== Supplied material ==
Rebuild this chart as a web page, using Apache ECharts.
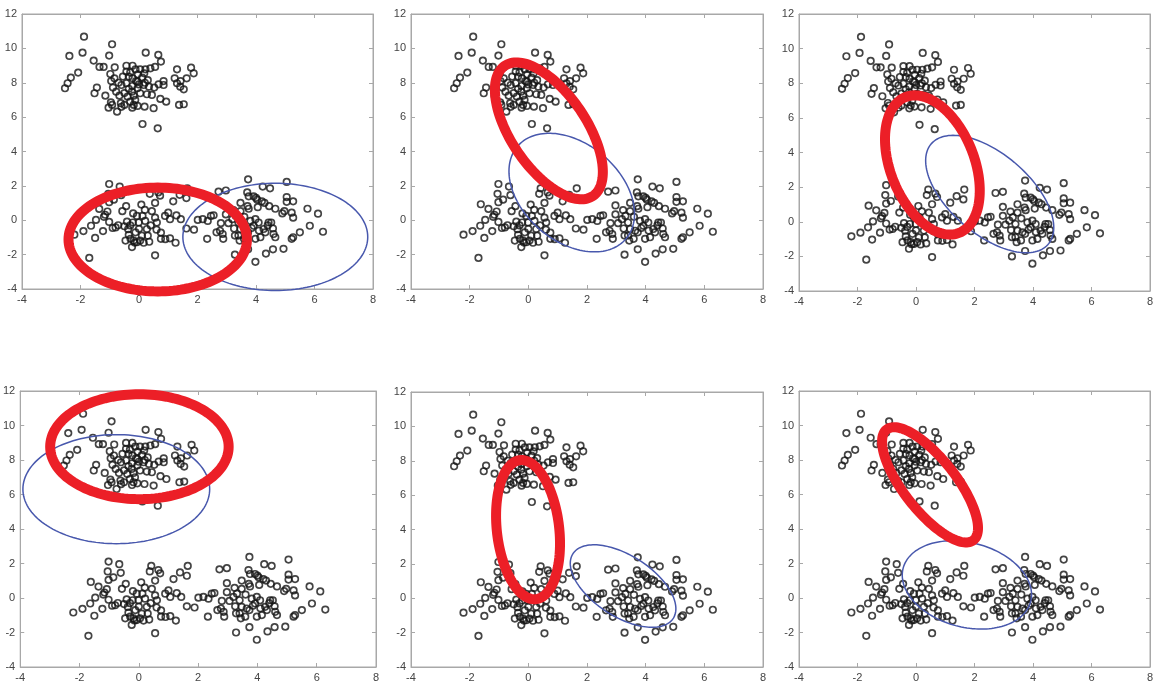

* * *

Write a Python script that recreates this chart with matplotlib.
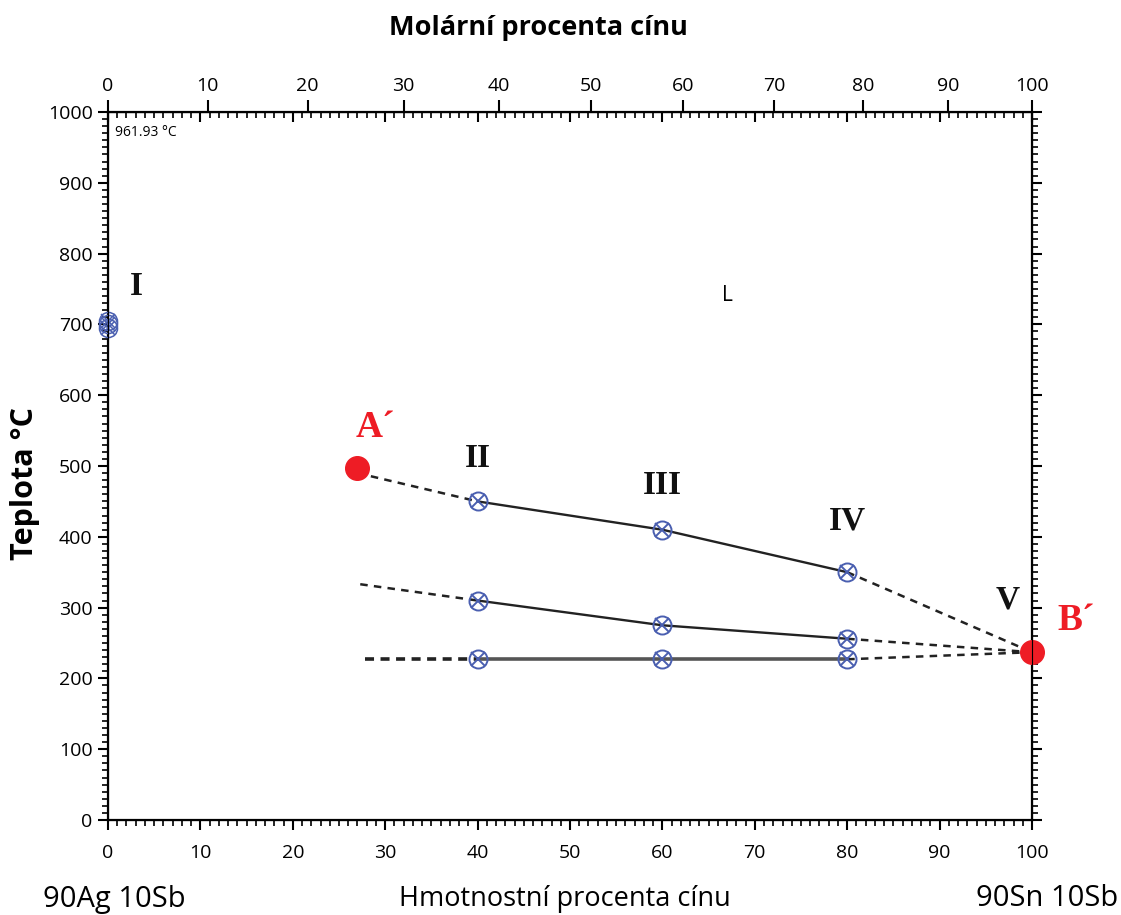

--

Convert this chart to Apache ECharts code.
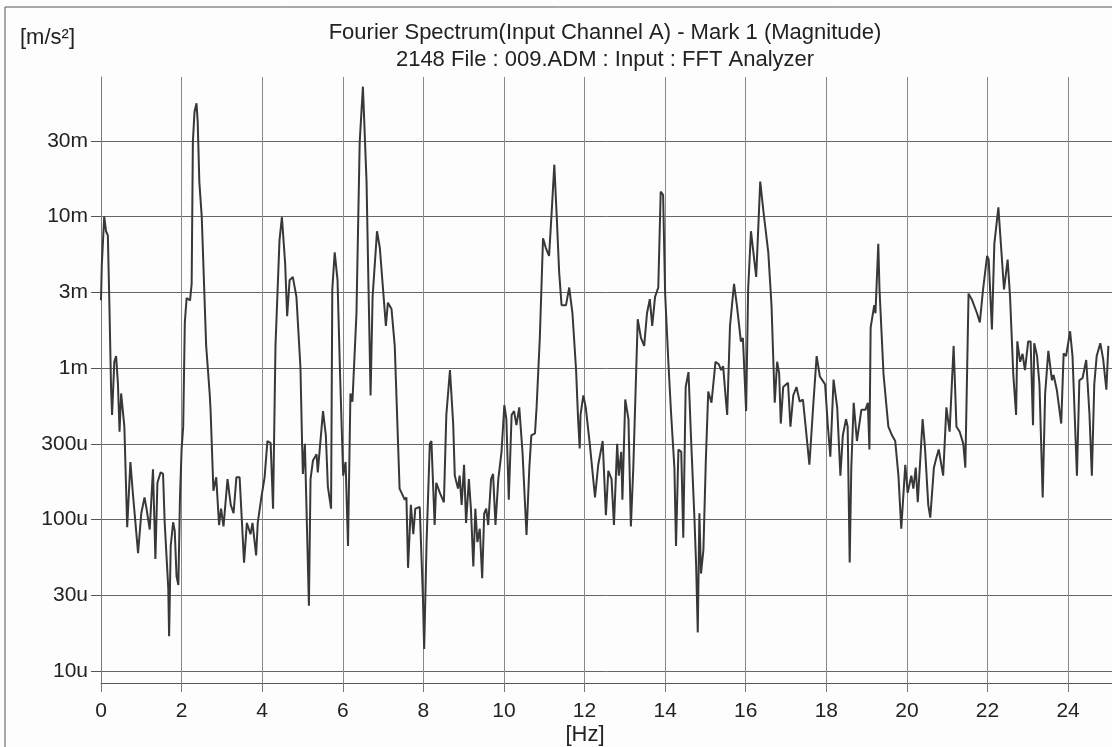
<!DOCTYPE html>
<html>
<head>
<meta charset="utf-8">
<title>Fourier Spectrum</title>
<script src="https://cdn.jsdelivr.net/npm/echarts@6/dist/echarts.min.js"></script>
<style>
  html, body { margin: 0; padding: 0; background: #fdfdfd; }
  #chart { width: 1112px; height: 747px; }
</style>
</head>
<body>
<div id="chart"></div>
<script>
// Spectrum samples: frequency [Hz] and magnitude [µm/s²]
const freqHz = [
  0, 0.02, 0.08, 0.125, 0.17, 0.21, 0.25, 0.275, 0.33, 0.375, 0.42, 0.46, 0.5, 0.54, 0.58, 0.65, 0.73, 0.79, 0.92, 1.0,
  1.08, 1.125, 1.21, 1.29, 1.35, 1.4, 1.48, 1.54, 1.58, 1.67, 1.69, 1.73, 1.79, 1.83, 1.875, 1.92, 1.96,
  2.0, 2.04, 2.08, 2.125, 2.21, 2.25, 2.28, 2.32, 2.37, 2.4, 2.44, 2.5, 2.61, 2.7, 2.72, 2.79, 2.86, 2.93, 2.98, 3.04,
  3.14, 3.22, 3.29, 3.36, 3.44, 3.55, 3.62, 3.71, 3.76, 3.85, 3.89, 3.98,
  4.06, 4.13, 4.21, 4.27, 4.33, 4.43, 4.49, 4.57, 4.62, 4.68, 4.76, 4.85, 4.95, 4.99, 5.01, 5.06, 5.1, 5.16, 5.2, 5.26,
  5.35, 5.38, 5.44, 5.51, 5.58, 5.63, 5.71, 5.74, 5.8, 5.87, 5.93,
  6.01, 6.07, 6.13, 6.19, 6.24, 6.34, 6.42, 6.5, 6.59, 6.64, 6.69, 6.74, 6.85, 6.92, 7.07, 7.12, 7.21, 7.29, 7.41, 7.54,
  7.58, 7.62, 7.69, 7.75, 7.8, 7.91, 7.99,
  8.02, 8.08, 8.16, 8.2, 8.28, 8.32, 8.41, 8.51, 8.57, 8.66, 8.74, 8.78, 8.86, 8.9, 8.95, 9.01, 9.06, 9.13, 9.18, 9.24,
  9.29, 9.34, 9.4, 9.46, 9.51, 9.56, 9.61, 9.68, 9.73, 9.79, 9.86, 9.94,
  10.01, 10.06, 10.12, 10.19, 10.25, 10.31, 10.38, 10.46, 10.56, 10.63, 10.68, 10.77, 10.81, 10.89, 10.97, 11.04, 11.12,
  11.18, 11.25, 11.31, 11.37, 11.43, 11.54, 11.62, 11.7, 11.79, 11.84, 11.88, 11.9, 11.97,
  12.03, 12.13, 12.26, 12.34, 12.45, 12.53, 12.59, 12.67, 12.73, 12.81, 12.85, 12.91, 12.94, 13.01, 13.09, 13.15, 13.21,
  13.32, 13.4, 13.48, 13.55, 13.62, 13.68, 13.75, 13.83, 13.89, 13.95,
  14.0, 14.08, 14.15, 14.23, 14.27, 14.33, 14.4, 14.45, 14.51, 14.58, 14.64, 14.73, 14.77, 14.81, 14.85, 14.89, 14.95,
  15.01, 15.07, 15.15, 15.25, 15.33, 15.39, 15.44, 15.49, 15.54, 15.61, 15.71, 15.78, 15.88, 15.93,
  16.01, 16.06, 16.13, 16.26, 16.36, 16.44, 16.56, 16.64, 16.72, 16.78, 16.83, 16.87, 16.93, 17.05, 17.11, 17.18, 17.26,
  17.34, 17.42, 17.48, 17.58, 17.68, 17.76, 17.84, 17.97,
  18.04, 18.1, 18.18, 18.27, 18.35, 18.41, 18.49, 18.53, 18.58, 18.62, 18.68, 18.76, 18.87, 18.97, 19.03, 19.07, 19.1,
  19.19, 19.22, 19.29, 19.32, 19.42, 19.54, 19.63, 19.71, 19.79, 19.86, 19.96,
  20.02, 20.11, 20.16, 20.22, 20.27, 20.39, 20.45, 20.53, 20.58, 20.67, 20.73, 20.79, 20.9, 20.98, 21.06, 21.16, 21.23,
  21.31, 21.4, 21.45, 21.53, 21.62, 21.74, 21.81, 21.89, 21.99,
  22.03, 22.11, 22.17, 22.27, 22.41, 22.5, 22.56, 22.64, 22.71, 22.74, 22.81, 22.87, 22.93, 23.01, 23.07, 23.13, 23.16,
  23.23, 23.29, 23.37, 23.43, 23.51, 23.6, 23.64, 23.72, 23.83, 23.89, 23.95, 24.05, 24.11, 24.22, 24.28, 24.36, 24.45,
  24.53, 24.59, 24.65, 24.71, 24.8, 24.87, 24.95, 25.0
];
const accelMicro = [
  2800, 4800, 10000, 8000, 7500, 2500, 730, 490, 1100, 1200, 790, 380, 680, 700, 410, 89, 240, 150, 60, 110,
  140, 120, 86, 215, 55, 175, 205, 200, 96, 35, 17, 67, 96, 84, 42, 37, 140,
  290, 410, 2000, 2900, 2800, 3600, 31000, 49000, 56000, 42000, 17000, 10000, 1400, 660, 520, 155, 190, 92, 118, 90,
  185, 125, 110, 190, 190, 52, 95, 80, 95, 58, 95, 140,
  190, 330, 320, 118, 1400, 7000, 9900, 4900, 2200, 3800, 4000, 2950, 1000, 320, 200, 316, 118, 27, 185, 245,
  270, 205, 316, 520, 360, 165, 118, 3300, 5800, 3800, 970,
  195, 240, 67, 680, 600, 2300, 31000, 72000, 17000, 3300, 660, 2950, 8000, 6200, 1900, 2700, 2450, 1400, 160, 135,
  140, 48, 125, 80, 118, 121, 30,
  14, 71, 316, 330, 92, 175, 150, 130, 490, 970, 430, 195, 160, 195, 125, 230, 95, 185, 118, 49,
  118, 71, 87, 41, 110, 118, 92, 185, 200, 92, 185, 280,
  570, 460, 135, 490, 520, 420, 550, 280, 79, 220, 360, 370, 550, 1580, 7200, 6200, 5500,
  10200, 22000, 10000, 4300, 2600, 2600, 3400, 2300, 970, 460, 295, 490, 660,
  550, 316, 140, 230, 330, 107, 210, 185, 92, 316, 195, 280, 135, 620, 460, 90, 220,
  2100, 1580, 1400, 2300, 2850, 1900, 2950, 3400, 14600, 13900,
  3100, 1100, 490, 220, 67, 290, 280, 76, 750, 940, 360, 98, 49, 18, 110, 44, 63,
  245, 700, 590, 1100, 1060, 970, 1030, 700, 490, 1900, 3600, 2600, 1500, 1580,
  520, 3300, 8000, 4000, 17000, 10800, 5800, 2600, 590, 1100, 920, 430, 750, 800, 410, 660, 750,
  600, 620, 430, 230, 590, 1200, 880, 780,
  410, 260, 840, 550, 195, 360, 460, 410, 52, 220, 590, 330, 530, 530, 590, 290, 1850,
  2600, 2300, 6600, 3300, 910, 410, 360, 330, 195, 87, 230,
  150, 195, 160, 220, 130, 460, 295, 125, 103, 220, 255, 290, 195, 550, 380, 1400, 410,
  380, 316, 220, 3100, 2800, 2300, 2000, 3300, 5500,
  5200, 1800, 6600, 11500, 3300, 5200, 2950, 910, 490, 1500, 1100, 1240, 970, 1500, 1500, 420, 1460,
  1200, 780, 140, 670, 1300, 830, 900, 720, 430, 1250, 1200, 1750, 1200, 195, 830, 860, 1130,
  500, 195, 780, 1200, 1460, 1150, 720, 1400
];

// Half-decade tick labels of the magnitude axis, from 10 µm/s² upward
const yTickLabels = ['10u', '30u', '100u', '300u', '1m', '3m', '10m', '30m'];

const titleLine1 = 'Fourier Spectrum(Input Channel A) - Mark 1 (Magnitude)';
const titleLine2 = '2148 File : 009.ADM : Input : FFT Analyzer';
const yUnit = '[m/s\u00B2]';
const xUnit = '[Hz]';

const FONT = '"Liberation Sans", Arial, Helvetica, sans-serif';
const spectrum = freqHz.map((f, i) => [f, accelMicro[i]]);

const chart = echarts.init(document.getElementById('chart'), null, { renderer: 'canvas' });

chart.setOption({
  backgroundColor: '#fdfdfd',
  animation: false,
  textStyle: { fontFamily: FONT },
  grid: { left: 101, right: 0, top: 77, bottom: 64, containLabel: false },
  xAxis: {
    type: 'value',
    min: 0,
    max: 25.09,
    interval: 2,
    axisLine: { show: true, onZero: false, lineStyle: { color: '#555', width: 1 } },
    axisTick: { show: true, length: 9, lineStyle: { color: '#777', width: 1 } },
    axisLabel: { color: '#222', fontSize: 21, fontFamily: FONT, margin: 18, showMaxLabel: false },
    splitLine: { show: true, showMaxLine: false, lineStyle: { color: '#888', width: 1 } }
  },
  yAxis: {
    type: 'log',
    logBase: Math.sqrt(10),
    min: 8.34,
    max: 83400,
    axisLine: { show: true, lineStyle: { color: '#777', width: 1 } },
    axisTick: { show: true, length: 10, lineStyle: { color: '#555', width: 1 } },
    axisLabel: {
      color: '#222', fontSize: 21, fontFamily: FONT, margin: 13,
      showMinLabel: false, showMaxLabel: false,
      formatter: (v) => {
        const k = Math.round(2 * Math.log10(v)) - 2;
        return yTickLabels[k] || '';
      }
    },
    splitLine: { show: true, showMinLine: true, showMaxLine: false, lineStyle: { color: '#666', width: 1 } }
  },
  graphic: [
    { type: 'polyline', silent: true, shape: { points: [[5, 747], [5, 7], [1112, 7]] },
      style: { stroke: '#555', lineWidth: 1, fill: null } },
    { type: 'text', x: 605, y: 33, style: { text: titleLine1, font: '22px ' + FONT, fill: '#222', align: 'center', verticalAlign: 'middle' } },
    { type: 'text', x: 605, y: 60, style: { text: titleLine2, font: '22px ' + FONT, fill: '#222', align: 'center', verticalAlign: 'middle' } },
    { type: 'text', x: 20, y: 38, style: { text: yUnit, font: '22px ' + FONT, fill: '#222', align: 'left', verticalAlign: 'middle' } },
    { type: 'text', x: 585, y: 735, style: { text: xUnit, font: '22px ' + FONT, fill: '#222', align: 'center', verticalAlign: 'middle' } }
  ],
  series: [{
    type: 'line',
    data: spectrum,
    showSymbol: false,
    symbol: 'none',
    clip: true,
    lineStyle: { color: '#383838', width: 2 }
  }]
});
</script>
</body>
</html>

== Objective ==
Copy each line that holds the word "script".

== Exercise output ==
Write a Python script that recreates this chart with matplotlib.
<script src="https://cdn.jsdelivr.net/npm/echarts@6/dist/echarts.min.js"></script>
<script>
</script>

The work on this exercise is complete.